Figure samples painted by Cory Ring of

    A 28mm line of metal miniatures designed to offer figures for subjects

that may not have received the focus they deserved. 

These figures are compatible with many popular miniature lines and

will add color and character to your ACW collections or armies.

30 November 1864. General Hood has lead the Army of Tennessee in a desperate bid to turn the tide of the war by invading Tennessee.      

   Following a failed attempt to trap the Union Army of Ohio at Spring Hill, Hood discovered the same force dug in around the outskirts of Franklin. Hood orders a frontal assault on the Union works, fearful of allowing General Schofield's force from reaching the near impregnable defensive works of Nashville.

​    Six infantry divisions, including that of Irish born Patrick Cleburne, charged the Union forces. General Cleburne, nicknamed "the Stonewall of the West," was a talented commander and beloved by his men and on that fateful day, he would lead them bravely into the inferno of Union  musket and cannon fire.

   By the end of battle 6 generals, including Cleburne, were dead or mortally wounded. 55 of the Army's regimental commanders were dead or wounded. 

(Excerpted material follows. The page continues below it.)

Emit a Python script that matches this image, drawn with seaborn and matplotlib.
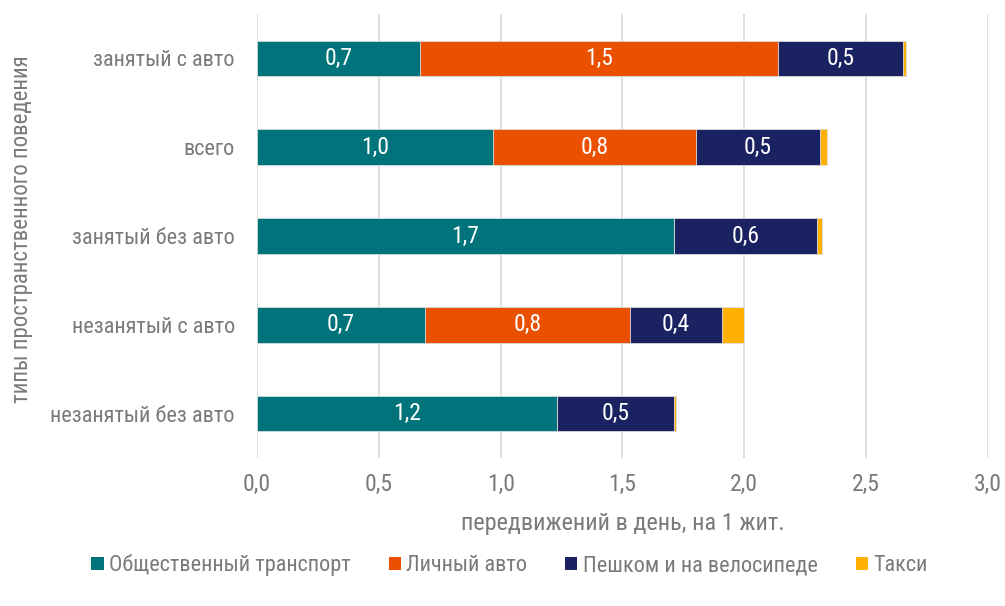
import matplotlib
matplotlib.use("Agg")
import matplotlib.pyplot as plt
from matplotlib import font_manager
from matplotlib.patches import Patch
from matplotlib.ticker import FuncFormatter
import numpy as np
import pandas as pd
import seaborn as sns

# data (trips per day per resident)
types = ["занятый с авто", "всего", "занятый без авто",
         "незанятый с авто", "незанятый без авто"]
public_transport = [0.67, 0.97, 1.71, 0.69, 1.23]
private_car = [1.47, 0.83, 0.0, 0.84, 0.0]
walk_bike = [0.51, 0.51, 0.59, 0.38, 0.48]
taxi = [0.012, 0.03, 0.02, 0.09, 0.008]

modes = ["Общественный транспорт", "Личный авто", "Пешком и на велосипеде", "Такси"]
colors = ["#00747A", "#EA5000", "#1B2262", "#FFB000"]
series = [public_transport, private_car, walk_bike, taxi]

text_grey = "#7a7a7a"

sns.set_theme(style="white")
# the original uses a condensed face; fall back to a smaller Roboto if none is installed
installed = {f.name for f in font_manager.fontManager.ttflist}
condensed = [n for n in ["Roboto Condensed", "Arial Narrow", "Liberation Sans Narrow"] if n in installed]
if condensed:
    plt.rcParams["font.family"] = [condensed[0], "DejaVu Sans"]
    scale = 1.0
else:
    plt.rcParams["font.family"] = ["Roboto", "DejaVu Sans"]
    scale = 0.82
fs = 16 * scale

fig = plt.figure(figsize=(10.05, 6.06), dpi=100)
ax = fig.add_axes([0.2557, 0.2442, 0.7274, 0.7327])

# stacked bars: draw cumulative totals from the top layer down
vals = np.array(series)
cum = np.cumsum(vals, axis=0)
for i in range(len(modes) - 1, -1, -1):
    df = pd.DataFrame({"type": types, "value": cum[i]})
    sns.barplot(data=df, x="value", y="type", order=types, orient="h",
                color=colors[i], saturation=1, width=0.4,
                edgecolor="#dddddd", linewidth=0.6, ax=ax, zorder=3)

# segment labels
for i in range(3):
    left = cum[i] - vals[i]
    for j, v in enumerate(vals[i]):
        if v >= 0.3:
            ax.text(left[j] + v / 2, j, f"{v:.1f}".replace(".", ","),
                    ha="center", va="center", color="white", fontsize=17 * scale, zorder=5)

ax.set_xlim(0, 3.0)
ax.set_ylim(4.5, -0.5)
ax.set_xticks(np.arange(0, 3.01, 0.5))
ax.xaxis.set_major_formatter(FuncFormatter(lambda x, p: f"{x:.1f}".replace(".", ",")))
ax.grid(axis="x", color="#d9d9d9", linewidth=1.2, zorder=0)
ax.grid(axis="y", visible=False)
for s in ax.spines.values():
    s.set_visible(False)
ax.tick_params(axis="both", length=0, labelcolor=text_grey)
ax.tick_params(axis="x", pad=11, labelsize=17 * scale)
ax.tick_params(axis="y", pad=16, labelsize=fs)

ax.set_xlabel("передвижений в день, на 1 жит.", fontsize=17.5 * scale, color=text_grey, labelpad=11)
ax.set_ylabel("типы пространственного поведения", fontsize=16.5 * scale, color=text_grey)
ax.yaxis.set_label_coords(-0.307, 0.515)

handles = [Patch(facecolor=c, edgecolor="none") for c in colors]
fig.legend(handles, modes, loc="center", bbox_to_anchor=(0.507, 0.067), ncol=4,
           frameon=False, fontsize=fs, labelcolor=text_grey,
           handlelength=0.55, handleheight=0.55, handletextpad=0.25, columnspacing=1.7)

fig.savefig("out.png", dpi=100)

​    This vignette depicts Cleburne and some of his men in their last moments.

Our first release takes place on 6 April 1862 at the Battle of Shiloh. Confederate General Albert Sidney Johnston has launched a surprise attack on Union forces under General Grant massing on the banks of the Tennessee River. In the early stages of the battle, Confederates had overrun some of the Union camps and many had begun to loot the abandoned tents. Johnston spotted a Confederate officer with a arm full of the spoils of war and chastised him for his behavior. Observing how chastened the officer was, Johnston picked up a tin cup and declared it to be his part of the spoils.

    Later, Johnston would wave the cup as he encouraged his men to launch an assault against stubborn Federals holding a position that would become known as “the Hornet’s Nest.” Johnston’s men swept the position, but Johnston would receive a wound which, although would appear slight, would cause him to bleed out shortly after the attack on the Hornet’s Nest. Historians speculate that this loss cost the South the leader it needed in the West to turn the tide of the war.